## [Exercise directions]
Each line in the material below, starting at the one with "Write a Python" and ending at the one with "import plotly.graph_objects as go", is to be reproduced exactly; no picture is to be copied.

## [Data section]
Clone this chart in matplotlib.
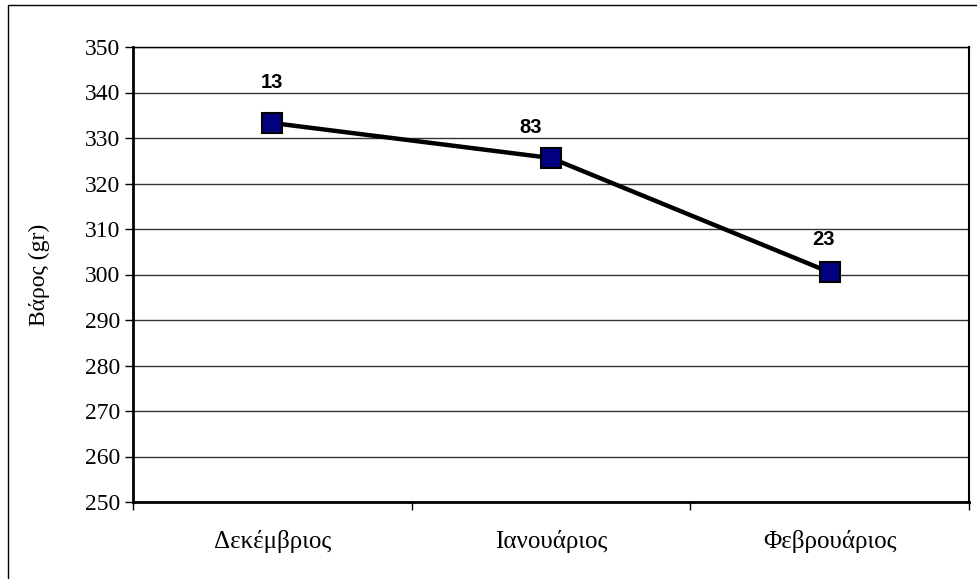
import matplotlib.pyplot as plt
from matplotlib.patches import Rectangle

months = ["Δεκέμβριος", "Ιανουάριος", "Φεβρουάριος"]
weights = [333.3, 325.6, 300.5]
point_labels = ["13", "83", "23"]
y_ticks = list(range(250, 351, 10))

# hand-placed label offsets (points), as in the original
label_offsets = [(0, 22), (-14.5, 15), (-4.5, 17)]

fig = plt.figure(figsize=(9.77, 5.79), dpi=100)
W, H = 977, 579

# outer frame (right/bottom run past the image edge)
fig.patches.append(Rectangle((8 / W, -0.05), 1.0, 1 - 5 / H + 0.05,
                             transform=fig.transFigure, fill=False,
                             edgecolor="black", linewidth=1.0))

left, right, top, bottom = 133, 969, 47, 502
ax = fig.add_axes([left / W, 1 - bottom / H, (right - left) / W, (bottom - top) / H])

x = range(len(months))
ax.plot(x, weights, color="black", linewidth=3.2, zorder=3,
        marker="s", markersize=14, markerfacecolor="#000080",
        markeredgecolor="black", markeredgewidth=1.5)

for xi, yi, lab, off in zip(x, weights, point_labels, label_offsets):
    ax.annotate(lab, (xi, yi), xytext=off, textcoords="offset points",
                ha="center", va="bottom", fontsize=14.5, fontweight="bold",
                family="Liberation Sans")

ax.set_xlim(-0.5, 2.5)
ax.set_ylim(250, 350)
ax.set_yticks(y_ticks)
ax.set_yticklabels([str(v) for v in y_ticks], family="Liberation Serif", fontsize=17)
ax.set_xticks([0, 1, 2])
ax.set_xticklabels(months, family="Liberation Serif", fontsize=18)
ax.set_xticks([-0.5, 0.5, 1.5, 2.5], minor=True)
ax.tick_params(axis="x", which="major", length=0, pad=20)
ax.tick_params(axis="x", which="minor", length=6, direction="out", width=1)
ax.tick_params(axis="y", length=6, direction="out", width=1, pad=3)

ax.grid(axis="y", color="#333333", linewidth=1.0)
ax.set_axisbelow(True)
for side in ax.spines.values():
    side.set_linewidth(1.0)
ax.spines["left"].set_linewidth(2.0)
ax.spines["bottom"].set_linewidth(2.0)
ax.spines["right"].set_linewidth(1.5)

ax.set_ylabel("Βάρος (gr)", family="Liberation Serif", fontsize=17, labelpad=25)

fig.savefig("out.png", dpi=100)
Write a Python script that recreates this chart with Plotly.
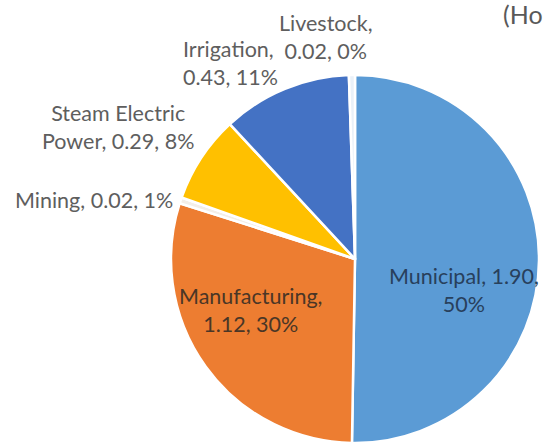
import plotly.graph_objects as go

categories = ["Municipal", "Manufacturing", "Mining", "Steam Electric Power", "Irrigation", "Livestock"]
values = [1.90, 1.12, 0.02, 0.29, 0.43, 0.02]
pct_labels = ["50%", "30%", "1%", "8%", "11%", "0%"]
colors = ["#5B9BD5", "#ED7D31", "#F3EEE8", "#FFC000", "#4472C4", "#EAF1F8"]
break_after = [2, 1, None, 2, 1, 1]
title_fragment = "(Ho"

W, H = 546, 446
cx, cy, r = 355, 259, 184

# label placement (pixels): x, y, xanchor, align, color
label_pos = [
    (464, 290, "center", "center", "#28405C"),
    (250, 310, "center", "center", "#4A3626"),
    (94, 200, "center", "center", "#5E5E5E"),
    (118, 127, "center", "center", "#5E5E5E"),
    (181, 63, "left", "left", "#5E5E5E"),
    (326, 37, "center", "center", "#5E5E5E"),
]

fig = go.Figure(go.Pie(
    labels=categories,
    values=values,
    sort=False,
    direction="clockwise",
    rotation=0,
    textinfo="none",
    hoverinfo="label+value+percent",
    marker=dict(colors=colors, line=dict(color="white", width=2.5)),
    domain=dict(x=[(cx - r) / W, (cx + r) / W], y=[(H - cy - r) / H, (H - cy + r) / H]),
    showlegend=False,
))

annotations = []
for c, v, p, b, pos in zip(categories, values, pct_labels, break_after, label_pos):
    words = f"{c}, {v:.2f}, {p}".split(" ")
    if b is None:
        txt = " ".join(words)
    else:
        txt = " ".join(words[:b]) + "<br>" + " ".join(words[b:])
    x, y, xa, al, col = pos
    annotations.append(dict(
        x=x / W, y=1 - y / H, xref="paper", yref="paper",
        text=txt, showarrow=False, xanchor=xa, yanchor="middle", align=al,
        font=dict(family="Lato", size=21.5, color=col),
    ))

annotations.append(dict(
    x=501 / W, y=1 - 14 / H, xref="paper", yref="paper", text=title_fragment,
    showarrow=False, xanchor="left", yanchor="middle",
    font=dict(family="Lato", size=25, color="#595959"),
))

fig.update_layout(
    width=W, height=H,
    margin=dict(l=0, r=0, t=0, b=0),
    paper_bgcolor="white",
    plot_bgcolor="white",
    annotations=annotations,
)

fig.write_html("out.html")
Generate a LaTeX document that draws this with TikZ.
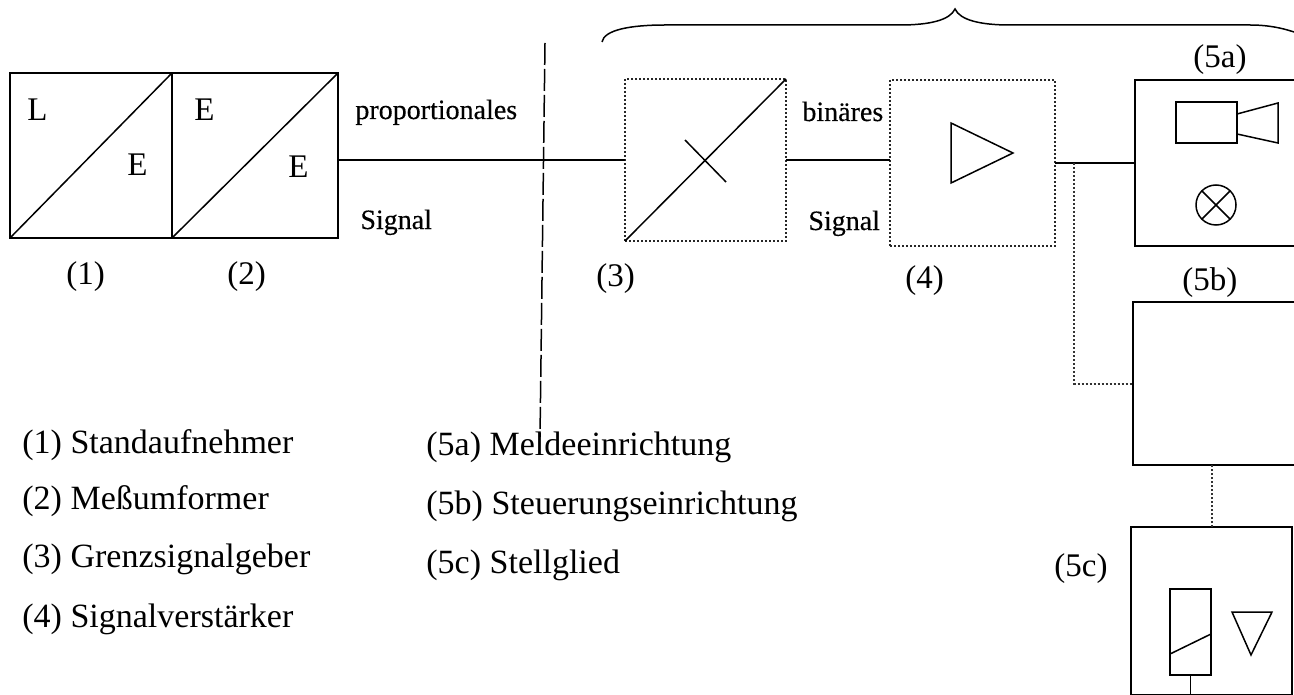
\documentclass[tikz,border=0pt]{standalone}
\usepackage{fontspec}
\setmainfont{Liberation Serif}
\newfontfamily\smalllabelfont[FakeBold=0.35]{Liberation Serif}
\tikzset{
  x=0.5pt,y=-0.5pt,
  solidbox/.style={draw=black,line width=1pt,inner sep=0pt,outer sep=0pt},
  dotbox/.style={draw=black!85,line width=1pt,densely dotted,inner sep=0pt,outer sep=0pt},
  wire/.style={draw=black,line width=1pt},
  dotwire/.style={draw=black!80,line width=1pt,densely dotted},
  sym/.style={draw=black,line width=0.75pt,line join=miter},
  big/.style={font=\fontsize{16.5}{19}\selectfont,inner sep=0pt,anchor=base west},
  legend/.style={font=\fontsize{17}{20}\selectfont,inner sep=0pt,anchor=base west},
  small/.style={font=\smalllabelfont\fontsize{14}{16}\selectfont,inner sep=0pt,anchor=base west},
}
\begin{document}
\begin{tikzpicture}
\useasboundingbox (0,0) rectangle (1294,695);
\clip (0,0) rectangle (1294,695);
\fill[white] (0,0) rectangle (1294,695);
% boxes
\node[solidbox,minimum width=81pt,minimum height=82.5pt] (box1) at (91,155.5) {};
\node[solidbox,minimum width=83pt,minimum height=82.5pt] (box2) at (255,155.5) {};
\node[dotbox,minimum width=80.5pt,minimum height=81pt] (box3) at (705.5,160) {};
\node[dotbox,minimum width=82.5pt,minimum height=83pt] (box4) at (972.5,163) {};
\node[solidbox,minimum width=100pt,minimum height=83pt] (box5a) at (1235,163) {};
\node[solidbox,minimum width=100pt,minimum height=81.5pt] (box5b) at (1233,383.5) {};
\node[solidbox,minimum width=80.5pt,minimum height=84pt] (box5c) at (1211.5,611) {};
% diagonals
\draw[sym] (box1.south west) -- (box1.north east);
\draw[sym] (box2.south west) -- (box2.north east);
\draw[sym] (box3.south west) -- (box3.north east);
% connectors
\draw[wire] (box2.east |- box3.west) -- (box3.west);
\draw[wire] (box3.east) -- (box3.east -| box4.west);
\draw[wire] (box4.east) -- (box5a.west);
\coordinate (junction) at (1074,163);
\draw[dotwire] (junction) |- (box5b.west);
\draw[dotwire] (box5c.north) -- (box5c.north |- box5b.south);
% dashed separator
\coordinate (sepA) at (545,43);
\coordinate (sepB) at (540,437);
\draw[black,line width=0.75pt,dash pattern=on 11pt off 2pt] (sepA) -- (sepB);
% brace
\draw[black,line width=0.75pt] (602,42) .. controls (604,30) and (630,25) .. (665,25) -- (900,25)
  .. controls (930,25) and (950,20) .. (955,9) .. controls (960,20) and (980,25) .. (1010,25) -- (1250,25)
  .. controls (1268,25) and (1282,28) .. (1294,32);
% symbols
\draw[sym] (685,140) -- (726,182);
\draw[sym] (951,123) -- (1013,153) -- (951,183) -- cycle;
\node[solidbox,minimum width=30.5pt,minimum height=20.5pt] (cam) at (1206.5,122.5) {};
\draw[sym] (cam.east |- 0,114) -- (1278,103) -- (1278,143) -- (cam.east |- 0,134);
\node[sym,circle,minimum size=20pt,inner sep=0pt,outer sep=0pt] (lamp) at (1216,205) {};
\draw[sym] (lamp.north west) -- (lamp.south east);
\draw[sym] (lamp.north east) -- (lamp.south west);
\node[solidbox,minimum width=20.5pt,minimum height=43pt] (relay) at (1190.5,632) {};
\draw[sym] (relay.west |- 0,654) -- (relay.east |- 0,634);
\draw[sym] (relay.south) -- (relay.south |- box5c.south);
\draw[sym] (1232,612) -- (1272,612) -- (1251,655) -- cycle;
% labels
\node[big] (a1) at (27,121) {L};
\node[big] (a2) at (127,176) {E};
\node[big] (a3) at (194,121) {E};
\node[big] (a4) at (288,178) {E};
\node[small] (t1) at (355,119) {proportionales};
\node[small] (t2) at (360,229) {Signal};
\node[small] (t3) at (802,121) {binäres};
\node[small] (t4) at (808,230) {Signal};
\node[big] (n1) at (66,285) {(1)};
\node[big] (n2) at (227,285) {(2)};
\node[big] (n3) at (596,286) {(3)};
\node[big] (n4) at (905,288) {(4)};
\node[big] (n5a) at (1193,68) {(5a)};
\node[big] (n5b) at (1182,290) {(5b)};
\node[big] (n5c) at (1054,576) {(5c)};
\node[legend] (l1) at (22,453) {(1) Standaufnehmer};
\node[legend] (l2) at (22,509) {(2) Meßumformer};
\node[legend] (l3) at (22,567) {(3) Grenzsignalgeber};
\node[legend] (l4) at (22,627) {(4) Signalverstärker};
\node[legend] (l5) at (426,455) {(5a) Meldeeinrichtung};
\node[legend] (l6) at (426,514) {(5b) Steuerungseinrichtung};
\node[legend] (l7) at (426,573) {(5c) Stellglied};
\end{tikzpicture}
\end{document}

## [The reply]
Write a Python script that recreates this chart with Plotly.
import plotly.graph_objects as go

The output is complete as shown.